> Working data
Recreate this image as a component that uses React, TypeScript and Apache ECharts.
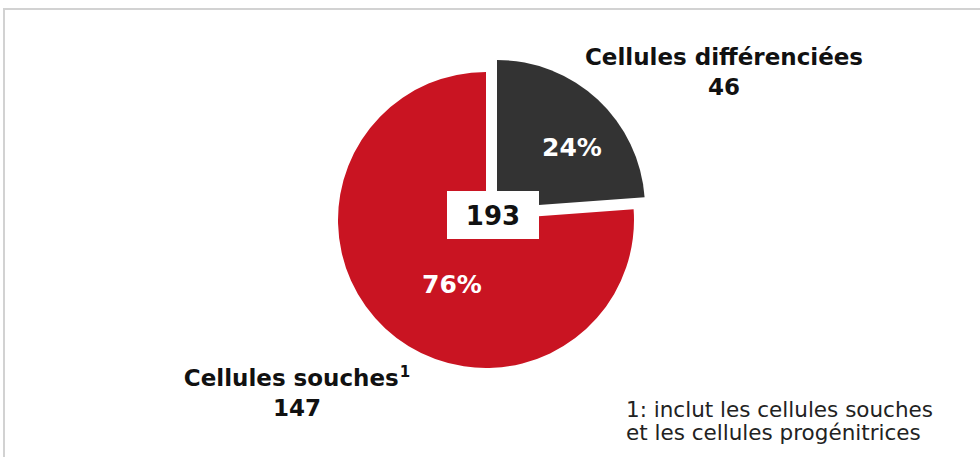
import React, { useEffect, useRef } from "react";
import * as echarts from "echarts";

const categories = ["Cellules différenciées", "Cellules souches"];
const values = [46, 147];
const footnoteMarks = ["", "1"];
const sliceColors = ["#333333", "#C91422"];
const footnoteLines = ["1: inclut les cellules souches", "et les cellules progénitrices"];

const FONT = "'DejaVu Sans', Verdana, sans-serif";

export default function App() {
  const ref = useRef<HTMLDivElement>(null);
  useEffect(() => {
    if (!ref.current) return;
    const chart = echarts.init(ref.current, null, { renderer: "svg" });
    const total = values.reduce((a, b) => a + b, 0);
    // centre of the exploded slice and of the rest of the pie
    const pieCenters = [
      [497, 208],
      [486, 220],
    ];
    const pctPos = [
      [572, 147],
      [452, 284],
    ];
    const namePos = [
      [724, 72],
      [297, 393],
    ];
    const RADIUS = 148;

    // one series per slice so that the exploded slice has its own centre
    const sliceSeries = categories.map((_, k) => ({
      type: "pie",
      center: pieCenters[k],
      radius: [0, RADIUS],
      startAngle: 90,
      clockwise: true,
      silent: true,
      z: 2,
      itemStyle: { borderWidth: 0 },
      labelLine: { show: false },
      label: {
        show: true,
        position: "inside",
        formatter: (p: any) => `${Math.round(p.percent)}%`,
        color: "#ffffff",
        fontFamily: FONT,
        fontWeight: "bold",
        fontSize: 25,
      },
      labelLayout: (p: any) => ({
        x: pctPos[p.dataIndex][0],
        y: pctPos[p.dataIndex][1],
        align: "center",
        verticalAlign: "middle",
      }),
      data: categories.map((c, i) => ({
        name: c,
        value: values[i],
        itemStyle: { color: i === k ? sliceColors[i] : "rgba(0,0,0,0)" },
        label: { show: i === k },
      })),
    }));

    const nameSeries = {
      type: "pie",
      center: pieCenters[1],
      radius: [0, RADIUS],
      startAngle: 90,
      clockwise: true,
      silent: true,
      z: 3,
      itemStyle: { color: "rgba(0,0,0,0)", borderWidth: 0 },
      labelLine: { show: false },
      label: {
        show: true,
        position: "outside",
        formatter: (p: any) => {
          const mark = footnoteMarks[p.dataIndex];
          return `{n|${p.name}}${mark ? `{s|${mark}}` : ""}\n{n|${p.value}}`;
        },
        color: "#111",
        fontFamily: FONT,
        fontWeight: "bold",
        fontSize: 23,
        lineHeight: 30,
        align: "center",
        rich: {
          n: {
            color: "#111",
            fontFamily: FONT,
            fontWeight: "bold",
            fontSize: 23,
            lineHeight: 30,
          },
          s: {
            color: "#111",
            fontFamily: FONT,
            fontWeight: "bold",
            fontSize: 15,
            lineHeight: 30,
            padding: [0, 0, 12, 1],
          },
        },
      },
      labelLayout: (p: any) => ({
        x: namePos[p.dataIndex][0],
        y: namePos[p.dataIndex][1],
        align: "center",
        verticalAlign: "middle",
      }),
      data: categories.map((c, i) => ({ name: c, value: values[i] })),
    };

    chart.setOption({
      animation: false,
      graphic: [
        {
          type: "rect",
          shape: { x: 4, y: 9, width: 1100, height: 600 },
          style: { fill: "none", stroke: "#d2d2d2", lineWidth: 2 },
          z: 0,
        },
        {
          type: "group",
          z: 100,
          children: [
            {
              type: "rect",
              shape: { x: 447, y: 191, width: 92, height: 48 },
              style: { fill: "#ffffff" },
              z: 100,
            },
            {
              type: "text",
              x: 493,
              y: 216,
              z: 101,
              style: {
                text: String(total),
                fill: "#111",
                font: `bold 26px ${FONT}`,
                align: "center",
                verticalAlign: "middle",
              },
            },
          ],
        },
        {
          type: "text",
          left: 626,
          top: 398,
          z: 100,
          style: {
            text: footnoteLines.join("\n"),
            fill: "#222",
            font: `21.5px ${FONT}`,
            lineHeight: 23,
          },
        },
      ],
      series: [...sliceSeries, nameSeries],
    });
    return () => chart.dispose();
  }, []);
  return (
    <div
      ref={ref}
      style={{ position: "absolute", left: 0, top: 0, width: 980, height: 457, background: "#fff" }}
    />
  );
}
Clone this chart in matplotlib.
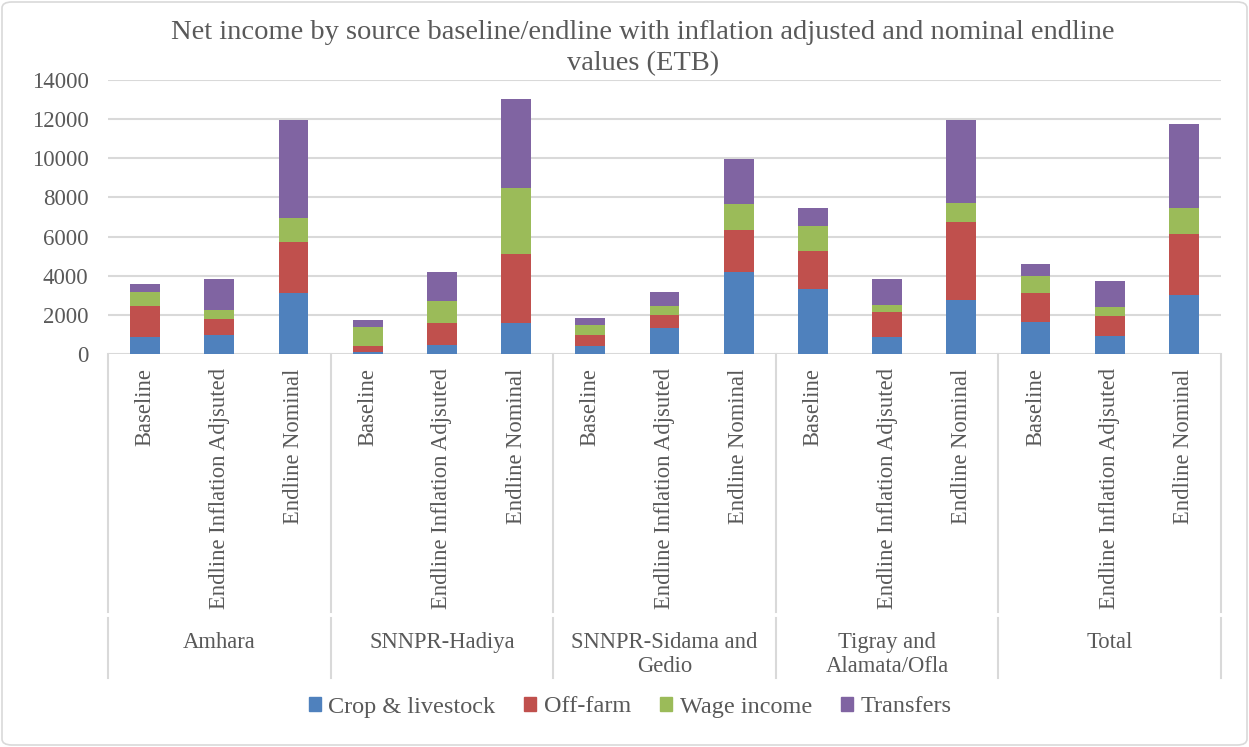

> Task to carry out
All of the records need repeating exactly, except for the pictures.

> Solution below
Recreate this image as a component that uses React, TypeScript and Apache ECharts.
import React, { useEffect, useRef } from "react";
import * as echarts from "echarts";

const categories = ["Cellules différenciées", "Cellules souches"];
const values = [46, 147];
const footnoteMarks = ["", "1"];
const sliceColors = ["#333333", "#C91422"];
const footnoteLines = ["1: inclut les cellules souches", "et les cellules progénitrices"];

const FONT = "'DejaVu Sans', Verdana, sans-serif";

export default function App() {
  const ref = useRef<HTMLDivElement>(null);
  useEffect(() => {
    if (!ref.current) return;
    const chart = echarts.init(ref.current, null, { renderer: "svg" });
    const total = values.reduce((a, b) => a + b, 0);
    // centre of the exploded slice and of the rest of the pie
    const pieCenters = [
      [497, 208],
      [486, 220],
    ];
    const pctPos = [
      [572, 147],
      [452, 284],
    ];
    const namePos = [
      [724, 72],
      [297, 393],
    ];
    const RADIUS = 148;

    // one series per slice so that the exploded slice has its own centre
    const sliceSeries = categories.map((_, k) => ({
      type: "pie",
      center: pieCenters[k],
      radius: [0, RADIUS],
      startAngle: 90,
      clockwise: true,
      silent: true,
      z: 2,
      itemStyle: { borderWidth: 0 },
      labelLine: { show: false },
      label: {
        show: true,
        position: "inside",
        formatter: (p: any) => `${Math.round(p.percent)}%`,
        color: "#ffffff",
        fontFamily: FONT,
        fontWeight: "bold",
        fontSize: 25,
      },
      labelLayout: (p: any) => ({
        x: pctPos[p.dataIndex][0],
        y: pctPos[p.dataIndex][1],
        align: "center",
        verticalAlign: "middle",
      }),
      data: categories.map((c, i) => ({
        name: c,
        value: values[i],
        itemStyle: { color: i === k ? sliceColors[i] : "rgba(0,0,0,0)" },
        label: { show: i === k },
      })),
    }));

    const nameSeries = {
      type: "pie",
      center: pieCenters[1],
      radius: [0, RADIUS],
      startAngle: 90,
      clockwise: true,
      silent: true,
      z: 3,
      itemStyle: { color: "rgba(0,0,0,0)", borderWidth: 0 },
      labelLine: { show: false },
      label: {
        show: true,
        position: "outside",
        formatter: (p: any) => {
          const mark = footnoteMarks[p.dataIndex];
          return `{n|${p.name}}${mark ? `{s|${mark}}` : ""}\n{n|${p.value}}`;
        },
        color: "#111",
        fontFamily: FONT,
        fontWeight: "bold",
        fontSize: 23,
        lineHeight: 30,
        align: "center",
        rich: {
          n: {
            color: "#111",
            fontFamily: FONT,
            fontWeight: "bold",
            fontSize: 23,
            lineHeight: 30,
          },
          s: {
            color: "#111",
            fontFamily: FONT,
            fontWeight: "bold",
            fontSize: 15,
            lineHeight: 30,
            padding: [0, 0, 12, 1],
          },
        },
      },
      labelLayout: (p: any) => ({
        x: namePos[p.dataIndex][0],
        y: namePos[p.dataIndex][1],
        align: "center",
        verticalAlign: "middle",
      }),
      data: categories.map((c, i) => ({ name: c, value: values[i] })),
    };

    chart.setOption({
      animation: false,
      graphic: [
        {
          type: "rect",
          shape: { x: 4, y: 9, width: 1100, height: 600 },
          style: { fill: "none", stroke: "#d2d2d2", lineWidth: 2 },
          z: 0,
        },
        {
          type: "group",
          z: 100,
          children: [
            {
              type: "rect",
              shape: { x: 447, y: 191, width: 92, height: 48 },
              style: { fill: "#ffffff" },
              z: 100,
            },
            {
              type: "text",
              x: 493,
              y: 216,
              z: 101,
              style: {
                text: String(total),
                fill: "#111",
                font: `bold 26px ${FONT}`,
                align: "center",
                verticalAlign: "middle",
              },
            },
          ],
        },
        {
          type: "text",
          left: 626,
          top: 398,
          z: 100,
          style: {
            text: footnoteLines.join("\n"),
            fill: "#222",
            font: `21.5px ${FONT}`,
            lineHeight: 23,
          },
        },
      ],
      series: [...sliceSeries, nameSeries],
    });
    return () => chart.dispose();
  }, []);
  return (
    <div
      ref={ref}
      style={{ position: "absolute", left: 0, top: 0, width: 980, height: 457, background: "#fff" }}
    />
  );
}
Clone this chart in matplotlib.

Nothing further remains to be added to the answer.